◆ **Goal**
Your task is to output the listing word for word, with pictures excluded.

◆ **Source material**

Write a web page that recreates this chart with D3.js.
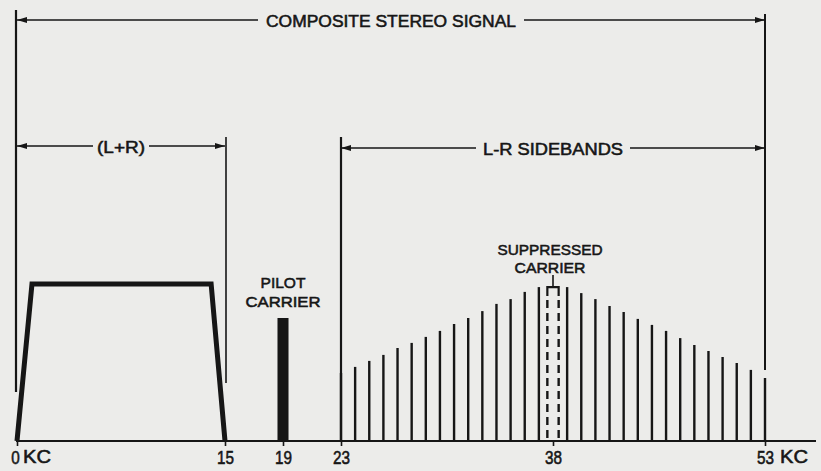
<!DOCTYPE html>
<html><head><meta charset="utf-8">
<script src="https://cdn.jsdelivr.net/npm/d3@7"></script>
<style>
html,body{margin:0;padding:0;background:#ececea;}
svg{display:block;}
text{font-family:"Liberation Sans",Arial,sans-serif;fill:#161616;stroke:#161616;stroke-width:0.55px;}
</style></head><body>
<svg id="c" width="821" height="471"></svg>
<script>
// ---- data ----
const tickKHz = [0, 15, 19, 23, 38, 53];
const tickLabels = ["0", "15", "19", "23", "38", "53"];
const unitLabel = "KC";
const lrFreq = [0, 1.08, 14, 15];
const lrLevel = [0, 52.3, 52.3, 0];
const pilotFreq = [19];
const pilotLevel = [41];
const sideFreq = [23, 24, 25, 26, 27, 28, 29, 30, 31, 32, 33, 34, 35, 36, 37,
                  39, 40, 41, 42, 43, 44, 45, 46, 47, 48, 49, 50, 51, 52, 53];
const sideLevel = [22.7, 24.7, 26.7, 28.7, 31, 32.7, 34.7, 36.7, 39, 41, 43.3, 45.7, 47.3, 49.7, 51.3,
                   51.3, 49.3, 47.3, 45, 43, 40.7, 38.7, 36.7, 34.3, 32, 30, 28, 26, 23.7, 21];
const carrierFreq = [38];
const carrierLevel = [51.3];
const spanLabels = ["COMPOSITE STEREO SIGNAL", "(L+R)", "L-R SIDEBANDS"];
const spanFrom = [0, 0, 23];
const spanTo = [53, 15, 53];
const pilotText = ["PILOT", "CARRIER"];
const carrierText = ["SUPPRESSED", "CARRIER"];

// ---- layout ----
const ink = "#161616";
const svg = d3.select("#c");
const x = d3.scaleLinear().domain(tickKHz).range([17, 225, 283, 341, 553, 765]);
const y = d3.scaleLinear().domain([0, 100]).range([441, 141]);

const defs = svg.append("defs");
defs.append("marker").attr("id", "arr")
  .attr("viewBox", "0 0 10 10").attr("refX", 10).attr("refY", 5)
  .attr("markerWidth", 10).attr("markerHeight", 6)
  .attr("markerUnits", "userSpaceOnUse").attr("orient", "auto")
  .attr("preserveAspectRatio", "none")
  .append("path").attr("d", "M0,0 L10,5 L0,10 Z").attr("fill", ink);

// extension lines
const ext = [
  {x: x(0) - 1, y1: 10, y2: 392, w: 2.2},
  {x: x(53), y1: 14, y2: 370, w: 2},
  {x: x(15) + 1, y1: 137, y2: 383, w: 1.6},
  {x: x(23), y1: 137, y2: 441, w: 2.2}
];
svg.append("g").selectAll("line").data(ext).join("line")
  .attr("x1", d => d.x).attr("x2", d => d.x)
  .attr("y1", d => d.y1).attr("y2", d => d.y2)
  .attr("stroke", ink).attr("stroke-width", d => d.w);

// dimension lines with labels
const spanLayout = [
  {y: 20, w: 250, gap: 8, fs: 16.5},
  {y: 146, w: 48, gap: 4, fs: 16.5},
  {y: 148, w: 140, gap: 7, fs: 16.5}
];
spanLabels.forEach((lab, i) => {
  const L = spanLayout[i];
  const a = x(spanFrom[i]), b = x(spanTo[i]);
  const cx = (a + b) / 2;
  const g = svg.append("g");
  g.append("line").attr("x1", cx - L.w / 2 - L.gap).attr("x2", a)
    .attr("y1", L.y).attr("y2", L.y).attr("stroke", ink).attr("stroke-width", 1.6)
    .attr("marker-end", "url(#arr)");
  g.append("line").attr("x1", cx + L.w / 2 + L.gap).attr("x2", b)
    .attr("y1", L.y).attr("y2", L.y).attr("stroke", ink).attr("stroke-width", 1.6)
    .attr("marker-end", "url(#arr)");
  g.append("text").attr("x", cx).attr("y", L.y + 6.5)
    .attr("text-anchor", "middle").attr("font-size", L.fs)
    .attr("textLength", L.w).attr("lengthAdjust", "spacingAndGlyphs")
    .text(lab);
});

// baseline
svg.append("line").attr("x1", 16).attr("x2", 816).attr("y1", y(0)).attr("y2", y(0))
  .attr("stroke", ink).attr("stroke-width", 2);

// axis ticks + labels
const axis = d3.axisBottom(x).tickValues(tickKHz)
  .tickFormat((d, i) => tickLabels[i]).tickSize(5).tickPadding(5);
const ag = svg.append("g").attr("transform", `translate(0,${y(0)})`).call(axis);
ag.select(".domain").remove();
ag.selectAll(".tick line").attr("stroke", ink).attr("stroke-width", 1.6);
ag.selectAll(".tick text").attr("font-family", '"Liberation Sans",Arial,sans-serif')
  .attr("font-size", 18).attr("fill", ink)
  .attr("dx", (d, i) => i === 0 ? -2 : 0)
  .attr("textLength", (d, i) => tickLabels[i].length * 8.5)
  .attr("lengthAdjust", "spacingAndGlyphs");
svg.append("text").attr("x", x(0) + 6).attr("y", 463).attr("font-size", 18)
  .attr("textLength", 28).attr("lengthAdjust", "spacingAndGlyphs").text(unitLabel);
svg.append("text").attr("x", x(53) + 15).attr("y", 463).attr("font-size", 18)
  .attr("textLength", 28).attr("lengthAdjust", "spacingAndGlyphs").text(unitLabel);

// L+R trapezoid
const lrPts = lrFreq.map((f, i) => [f, lrLevel[i]]);
svg.append("path")
  .attr("d", d3.line().x(d => x(d[0])).y(d => y(d[1]))(lrPts))
  .attr("fill", "none").attr("stroke", ink).attr("stroke-width", 5)
  .attr("stroke-linejoin", "miter");

// pilot carrier
svg.append("g").selectAll("rect").data(pilotFreq).join("rect")
  .attr("x", d => x(d - 0.38)).attr("width", d => x(d + 0.38) - x(d - 0.38))
  .attr("y", (d, i) => y(pilotLevel[i])).attr("height", (d, i) => y(0) - y(pilotLevel[i]))
  .attr("fill", ink);
pilotText.forEach((t, i) => {
  svg.append("text").attr("x", x(pilotFreq[0])).attr("y", 288 + i * 19)
    .attr("text-anchor", "middle").attr("font-size", 15.5)
    .attr("textLength", i === 0 ? 45 : 75).attr("lengthAdjust", "spacingAndGlyphs").text(t);
});

// L-R sidebands
svg.append("g").selectAll("line").data(sideFreq).join("line")
  .attr("x1", d => x(d)).attr("x2", d => x(d))
  .attr("y1", (d, i) => y(sideLevel[i])).attr("y2", y(0))
  .attr("stroke", ink).attr("stroke-width", 2.4);

// suppressed carrier (dashed)
carrierFreq.forEach((f, i) => {
  const l = x(f - 0.4), r = x(f + 0.4), top = y(carrierLevel[i]);
  svg.append("path").attr("d", `M${l},${top + 9} V${top} H${r} V${top + 9}`)
    .attr("fill", "none").attr("stroke", ink).attr("stroke-width", 2.2);
  [l, r].forEach(xx => {
    svg.append("line").attr("x1", xx).attr("x2", xx)
      .attr("y1", top + 13).attr("y2", y(0))
      .attr("stroke", ink).attr("stroke-width", 2.4).attr("stroke-dasharray", "8,5");
  });
  svg.append("line").attr("x1", x(f)).attr("x2", x(f)).attr("y1", top - 12).attr("y2", top)
    .attr("stroke", ink).attr("stroke-width", 1.6);
  carrierText.forEach((t, j) => {
    svg.append("text").attr("x", x(f) - 3).attr("y", 255 + j * 18)
      .attr("text-anchor", "middle").attr("font-size", 15.5)
      .attr("textLength", j === 0 ? 105 : 71).attr("lengthAdjust", "spacingAndGlyphs").text(t);
  });
});
</script>
</body></html>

◆ **Response**
Write a web page that recreates this chart with D3.js.
<!DOCTYPE html>
<html><head><meta charset="utf-8">
<script src="https://cdn.jsdelivr.net/npm/d3@7"></script>
<style>
html,body{margin:0;padding:0;background:#ececea;}
svg{display:block;}
text{font-family:"Liberation Sans",Arial,sans-serif;fill:#161616;stroke:#161616;stroke-width:0.55px;}
</style></head><body>
<svg id="c" width="821" height="471"></svg>
<script>
// ---- data ----
const tickKHz = [0, 15, 19, 23, 38, 53];
const tickLabels = ["0", "15", "19", "23", "38", "53"];
const unitLabel = "KC";
const lrFreq = [0, 1.08, 14, 15];
const lrLevel = [0, 52.3, 52.3, 0];
const pilotFreq = [19];
const pilotLevel = [41];
const sideFreq = [23, 24, 25, 26, 27, 28, 29, 30, 31, 32, 33, 34, 35, 36, 37,
                  39, 40, 41, 42, 43, 44, 45, 46, 47, 48, 49, 50, 51, 52, 53];
const sideLevel = [22.7, 24.7, 26.7, 28.7, 31, 32.7, 34.7, 36.7, 39, 41, 43.3, 45.7, 47.3, 49.7, 51.3,
                   51.3, 49.3, 47.3, 45, 43, 40.7, 38.7, 36.7, 34.3, 32, 30, 28, 26, 23.7, 21];
const carrierFreq = [38];
const carrierLevel = [51.3];
const spanLabels = ["COMPOSITE STEREO SIGNAL", "(L+R)", "L-R SIDEBANDS"];
const spanFrom = [0, 0, 23];
const spanTo = [53, 15, 53];
const pilotText = ["PILOT", "CARRIER"];
const carrierText = ["SUPPRESSED", "CARRIER"];

// ---- layout ----
const ink = "#161616";
const svg = d3.select("#c");
const x = d3.scaleLinear().domain(tickKHz).range([17, 225, 283, 341, 553, 765]);
const y = d3.scaleLinear().domain([0, 100]).range([441, 141]);

const defs = svg.append("defs");
defs.append("marker").attr("id", "arr")
  .attr("viewBox", "0 0 10 10").attr("refX", 10).attr("refY", 5)
  .attr("markerWidth", 10).attr("markerHeight", 6)
  .attr("markerUnits", "userSpaceOnUse").attr("orient", "auto")
  .attr("preserveAspectRatio", "none")
  .append("path").attr("d", "M0,0 L10,5 L0,10 Z").attr("fill", ink);

// extension lines
const ext = [
  {x: x(0) - 1, y1: 10, y2: 392, w: 2.2},
  {x: x(53), y1: 14, y2: 370, w: 2},
  {x: x(15) + 1, y1: 137, y2: 383, w: 1.6},
  {x: x(23), y1: 137, y2: 441, w: 2.2}
];
svg.append("g").selectAll("line").data(ext).join("line")
  .attr("x1", d => d.x).attr("x2", d => d.x)
  .attr("y1", d => d.y1).attr("y2", d => d.y2)
  .attr("stroke", ink).attr("stroke-width", d => d.w);

// dimension lines with labels
const spanLayout = [
  {y: 20, w: 250, gap: 8, fs: 16.5},
  {y: 146, w: 48, gap: 4, fs: 16.5},
  {y: 148, w: 140, gap: 7, fs: 16.5}
];
spanLabels.forEach((lab, i) => {
  const L = spanLayout[i];
  const a = x(spanFrom[i]), b = x(spanTo[i]);
  const cx = (a + b) / 2;
  const g = svg.append("g");
  g.append("line").attr("x1", cx - L.w / 2 - L.gap).attr("x2", a)
    .attr("y1", L.y).attr("y2", L.y).attr("stroke", ink).attr("stroke-width", 1.6)
    .attr("marker-end", "url(#arr)");
  g.append("line").attr("x1", cx + L.w / 2 + L.gap).attr("x2", b)
    .attr("y1", L.y).attr("y2", L.y).attr("stroke", ink).attr("stroke-width", 1.6)
    .attr("marker-end", "url(#arr)");
  g.append("text").attr("x", cx).attr("y", L.y + 6.5)
    .attr("text-anchor", "middle").attr("font-size", L.fs)
    .attr("textLength", L.w).attr("lengthAdjust", "spacingAndGlyphs")
    .text(lab);
});

// baseline
svg.append("line").attr("x1", 16).attr("x2", 816).attr("y1", y(0)).attr("y2", y(0))
  .attr("stroke", ink).attr("stroke-width", 2);

// axis ticks + labels
const axis = d3.axisBottom(x).tickValues(tickKHz)
  .tickFormat((d, i) => tickLabels[i]).tickSize(5).tickPadding(5);
const ag = svg.append("g").attr("transform", `translate(0,${y(0)})`).call(axis);
ag.select(".domain").remove();
ag.selectAll(".tick line").attr("stroke", ink).attr("stroke-width", 1.6);
ag.selectAll(".tick text").attr("font-family", '"Liberation Sans",Arial,sans-serif')
  .attr("font-size", 18).attr("fill", ink)
  .attr("dx", (d, i) => i === 0 ? -2 : 0)
  .attr("textLength", (d, i) => tickLabels[i].length * 8.5)
  .attr("lengthAdjust", "spacingAndGlyphs");
svg.append("text").attr("x", x(0) + 6).attr("y", 463).attr("font-size", 18)
  .attr("textLength", 28).attr("lengthAdjust", "spacingAndGlyphs").text(unitLabel);
svg.append("text").attr("x", x(53) + 15).attr("y", 463).attr("font-size", 18)
  .attr("textLength", 28).attr("lengthAdjust", "spacingAndGlyphs").text(unitLabel);

// L+R trapezoid
const lrPts = lrFreq.map((f, i) => [f, lrLevel[i]]);
svg.append("path")
  .attr("d", d3.line().x(d => x(d[0])).y(d => y(d[1]))(lrPts))
  .attr("fill", "none").attr("stroke", ink).attr("stroke-width", 5)
  .attr("stroke-linejoin", "miter");

// pilot carrier
svg.append("g").selectAll("rect").data(pilotFreq).join("rect")
  .attr("x", d => x(d - 0.38)).attr("width", d => x(d + 0.38) - x(d - 0.38))
  .attr("y", (d, i) => y(pilotLevel[i])).attr("height", (d, i) => y(0) - y(pilotLevel[i]))
  .attr("fill", ink);
pilotText.forEach((t, i) => {
  svg.append("text").attr("x", x(pilotFreq[0])).attr("y", 288 + i * 19)
    .attr("text-anchor", "middle").attr("font-size", 15.5)
    .attr("textLength", i === 0 ? 45 : 75).attr("lengthAdjust", "spacingAndGlyphs").text(t);
});

// L-R sidebands
svg.append("g").selectAll("line").data(sideFreq).join("line")
  .attr("x1", d => x(d)).attr("x2", d => x(d))
  .attr("y1", (d, i) => y(sideLevel[i])).attr("y2", y(0))
  .attr("stroke", ink).attr("stroke-width", 2.4);

// suppressed carrier (dashed)
carrierFreq.forEach((f, i) => {
  const l = x(f - 0.4), r = x(f + 0.4), top = y(carrierLevel[i]);
  svg.append("path").attr("d", `M${l},${top + 9} V${top} H${r} V${top + 9}`)
    .attr("fill", "none").attr("stroke", ink).attr("stroke-width", 2.2);
  [l, r].forEach(xx => {
    svg.append("line").attr("x1", xx).attr("x2", xx)
      .attr("y1", top + 13).attr("y2", y(0))
      .attr("stroke", ink).attr("stroke-width", 2.4).attr("stroke-dasharray", "8,5");
  });
  svg.append("line").attr("x1", x(f)).attr("x2", x(f)).attr("y1", top - 12).attr("y2", top)
    .attr("stroke", ink).attr("stroke-width", 1.6);
  carrierText.forEach((t, j) => {
    svg.append("text").attr("x", x(f) - 3).attr("y", 255 + j * 18)
      .attr("text-anchor", "middle").attr("font-size", 15.5)
      .attr("textLength", j === 0 ? 105 : 71).attr("lengthAdjust", "spacingAndGlyphs").text(t);
  });
});
</script>
</body></html>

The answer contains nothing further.